Juli has traveled the world engaging in cultural immersion experiences that bring her Master of Liberal Studies findings to light.

What makes societies unique? How do we categorize different types of societies? This lesson explains the distinct ways that humans structure their societies and how scientists label them.

What Is Human Society?

Humans generally do not live alone, isolated from each other. Instead, individuals tend to live in communities with other people related by ethnicity, nationality, religion, or some other cultural element. A human society is a group of people who share a common lifestyle and organization. Human societies can be classified in many different ways, depending on who is doing the categorizing.

Types of Societies

For example, anthropologists generally use the groups' method of subsistence to define them. If members of the group survive by hunting animals and gathering plants to eat, then anthropologists classify their group as a hunter-gatherer society. If the people tend to raise animals for meat, blood, or milk, then the society is called pastoralist. More stationary societies who grow crops to harvest are named agriculturalist, and those societies can eventually evolve into industrialized agriculturalist with the advent and implementation of fossil-fuel based technologies.

By contrast, political scientists tend to categorize societies by their political structure--who's in charge matters! Bands have loose organization and informal leadership traditions, often defaulting to the elders to make decisions and guide the youngsters. Tribes have a more structured society, heavily based on kinship relationships. Larger and more complex societies, called chiefdoms, involve multiple extended families under the control of one relatively permanent leader. Finally, the most complex political organization is called a state, which began making its appearance around 10,000 years ago around the same time as the agricultural revolution.

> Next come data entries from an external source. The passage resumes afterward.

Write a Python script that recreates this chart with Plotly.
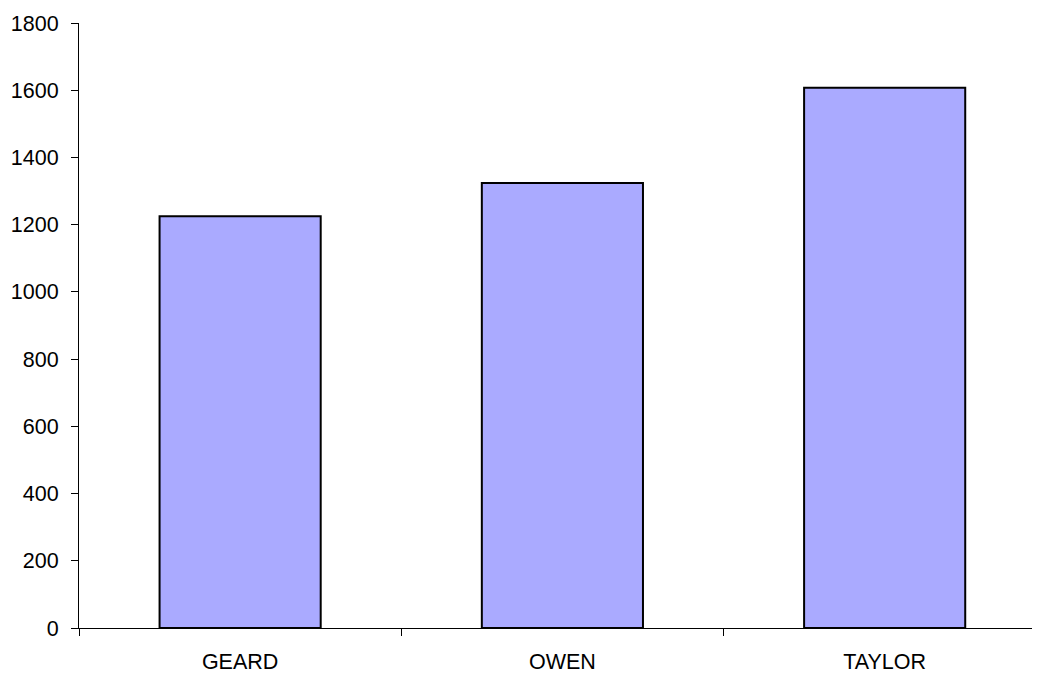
import plotly.graph_objects as go

categories = ["GEARD", "OWEN", "TAYLOR"]
values = [1225, 1324, 1607]
y_tick_values = [0, 200, 400, 600, 800, 1000, 1200, 1400, 1600, 1800]

fig = go.Figure()
fig.add_trace(go.Bar(
    x=categories,
    y=values,
    width=0.5,
    marker=dict(color="#AAAAFF", line=dict(color="black", width=2)),
))

fig.update_layout(
    width=1032,
    height=669,
    margin=dict(l=71, r=0, t=15, b=49, pad=0),
    paper_bgcolor="white",
    plot_bgcolor="white",
    showlegend=False,
    font=dict(family="Liberation Sans, Arial, sans-serif", size=21.5, color="black"),
    xaxis=dict(
        type="category",
        range=[-0.5, 2.482],
        showline=True,
        linecolor="black",
        linewidth=1,
        ticks="outside",
        tickson="boundaries",
        ticklen=7,
        tickcolor="black",
        showgrid=False,
        zeroline=False,
        ticklabelstandoff=14,
        tickfont=dict(size=21.5),
    ),
    yaxis=dict(
        range=[0, 1800],
        tickvals=y_tick_values,
        showline=True,
        linecolor="black",
        linewidth=1,
        ticks="outside",
        ticklen=7,
        tickcolor="black",
        showgrid=False,
        zeroline=False,
        ticklabelstandoff=8,
        tickfont=dict(size=21.5),
    ),
)

fig.write_html("out.html")
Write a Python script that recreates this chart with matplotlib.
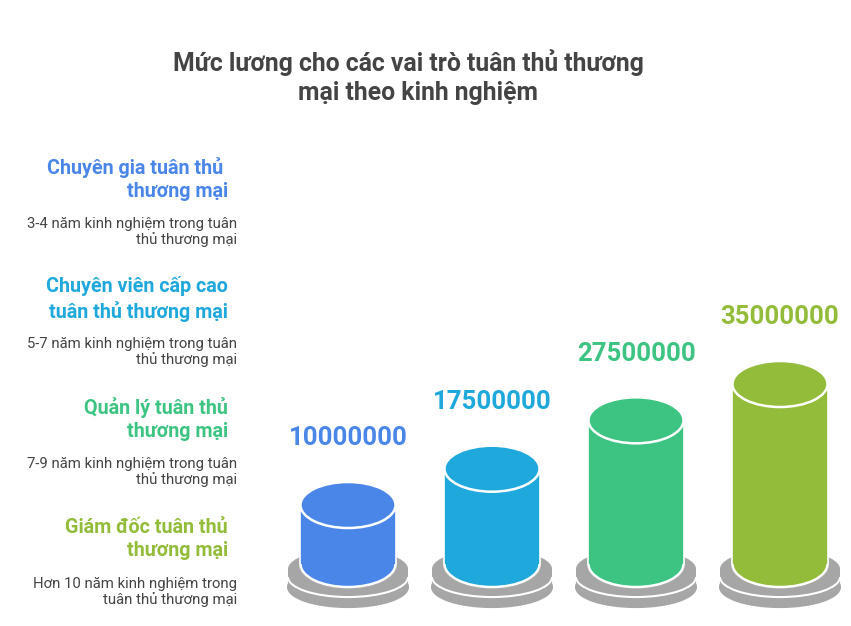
import numpy as np
import matplotlib
matplotlib.use('Agg')
import matplotlib.pyplot as plt
from matplotlib.patches import Ellipse, Rectangle

FONT = ['Roboto', 'DejaVu Sans']

roles = ["Chuyên gia tuân thủ \nthương mại",
         "Chuyên viên cấp cao\ntuân thủ thương mại",
         "Quản lý tuân thủ\nthương mại",
         "Giám đốc tuân thủ\nthương mại"]
notes = ["3-4 năm kinh nghiệm trong tuân\nthủ thương mại",
         "5-7 năm kinh nghiệm trong tuân\nthủ thương mại",
         "7-9 năm kinh nghiệm trong tuân\nthủ thương mại",
         "Hơn 10 năm kinh nghiệm trong\ntuân thủ thương mại"]
salaries = [10000000, 17500000, 27500000, 35000000]
colors = ["#4A86E8", "#1FA8DB", "#3DC482", "#93BC3A"]
gray = "#A6A6A6"
title_lines = ["Mức lương cho các vai trò tuân thủ thương", "mại theo kinh nghiệm"]

W, H = 851, 626
fig = plt.figure(figsize=(W / 100, H / 100), dpi=100)
fig.patch.set_facecolor("white")

# cylinder axes: x in category index, y in salary units
ax = fig.add_axes([276 / W, 0, 576 / W, 326 / H])
ax.set_xlim(-0.5, 3.5)
ax.set_ylim(-15.0e6, 52.36e6)
ax.axis("off")

upp = 1 / 4.84e-6  # data units per pixel (vertical)
base = -2.2e6
rx, ry = 0.33, 23 * upp
drx, dry, dth = 0.4167, 20 * upp, 8 * upp


def disc(x, top, white_bottom=False):
    bot = top - dth
    ax.add_patch(Ellipse((x, bot), 2 * drx, 2 * dry, fc=gray,
                         ec="white" if white_bottom else gray, lw=1.5))
    ax.add_patch(Rectangle((x - drx, bot), 2 * drx, dth, fc=gray, ec="none"))
    ax.add_patch(Ellipse((x, top), 2 * drx, 2 * dry, fc=gray, ec="none"))


for i, (v, c) in enumerate(zip(salaries, colors)):
    # two stacked grey plates
    disc(i, base - 15 * upp)
    disc(i, base - 5 * upp, white_bottom=True)
    # cylinder
    ax.add_patch(Ellipse((i, base), 2 * rx, 2 * ry, fc=c, ec="white", lw=1.8))
    ax.add_patch(Rectangle((i - rx, base), 2 * rx, v - base, fc=c, ec="none"))
    ax.plot([i - rx, i - rx], [base, v], color="white", lw=1.2, solid_capstyle="butt")
    ax.plot([i + rx, i + rx], [base, v], color="white", lw=1.2, solid_capstyle="butt")
    ax.add_patch(Ellipse((i, v), 2 * rx, 2 * ry, fc=c, ec="white", lw=1.8))
    ax.annotate(f"{v}", (i, v), xytext=(0, 48), textcoords="offset points",
                ha="center", va="center", fontsize=18.5, fontweight="bold",
                color=c, family=FONT)

for (tx, ty), line in zip([(408, 63), (418, 93)], title_lines):
    fig.text(tx / W, 1 - ty / H, line, ha="center", va="center",
             fontsize=17.8, fontweight="bold", color="#444444", family=FONT)

for k, (r, n, c) in enumerate(zip(roles, notes, colors)):
    y0 = 179 + 120 * k
    fig.text(228 / W, 1 - y0 / H, r, ha="right", va="center", fontsize=14.2,
             fontweight="bold", color=c, family=FONT, linespacing=1.29,
             multialignment="right")
    fig.text(237 / W, 1 - (y0 + 53) / H, n, ha="right", va="center",
             fontsize=10.75, color="#444444", family=FONT, linespacing=1.12,
             multialignment="right")

fig.savefig("out.png", dpi=100, facecolor="white")
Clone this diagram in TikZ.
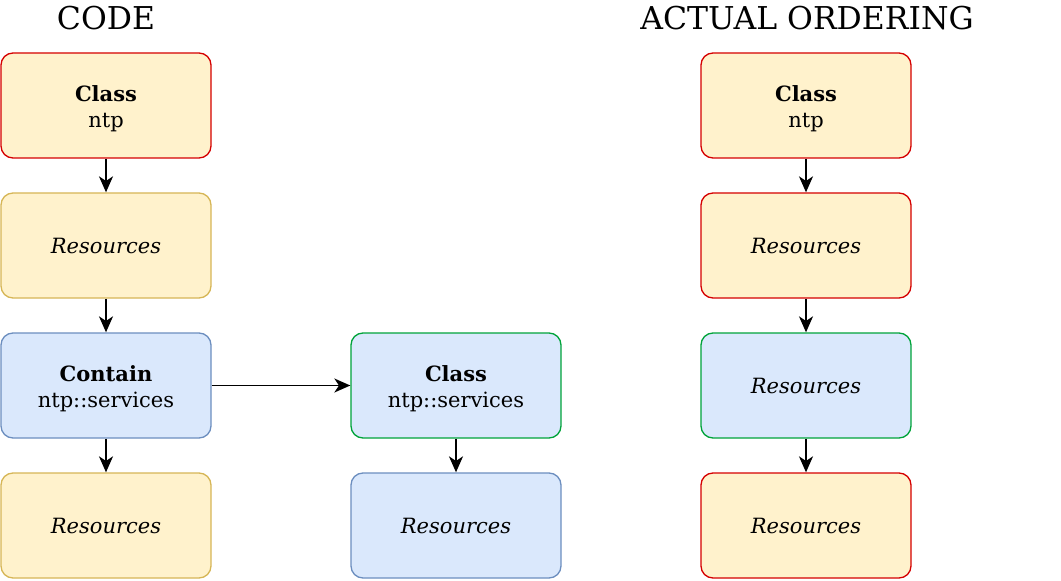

Societies According to Sociologists

Sociologists bring all of these elements together to examine the ways that different groups of people manage their technologies, natural resources, and man power. Thus, societies can be either pre-industrial, industrial, or post-industrial depending on how they are organized, how they subsist, and how the resources are divided amongst the entire population.

Pre-industrial societies accounted for the majority of all human societies until the 18th century. Agriculturally based, these rural societies tended to be fairly small and limited in their contact with other societies. There were a few social classes, and individuals were not socially mobile; if you were born to an artisan, then you became an artisan.

Industrial societies arose in Western Europe and then the United States beginning in the late 18th century as the Industrial Revolution spread the idea and the technology of mass production. Using fossil fuels to massively increase the rate and scale of production, industrial societies could increase the carrying capacity of their land. More food = more people! Specifically, more people were moving off of their farms and into new urban city centers. Closer to the factory jobs, people began experiencing the new lifestyle that urbanization afforded - poor living conditions, higher crime rates, and almost non-existent safety standards on the job.

Post-industrial societies have retained their size and production capabilities, but have begun shifting their focus from the manual labor skills to the professional fields. 'Knowledge is power' became a mantra as previously isolated societies entered the global village, competing for far-flung markets and relying on new ideas to grow the economy. The service sector surpasses the manufacturing industry in the post-industrial society. People themselves, rather than the labor he or she can provide, are seen as inherently valuable assets.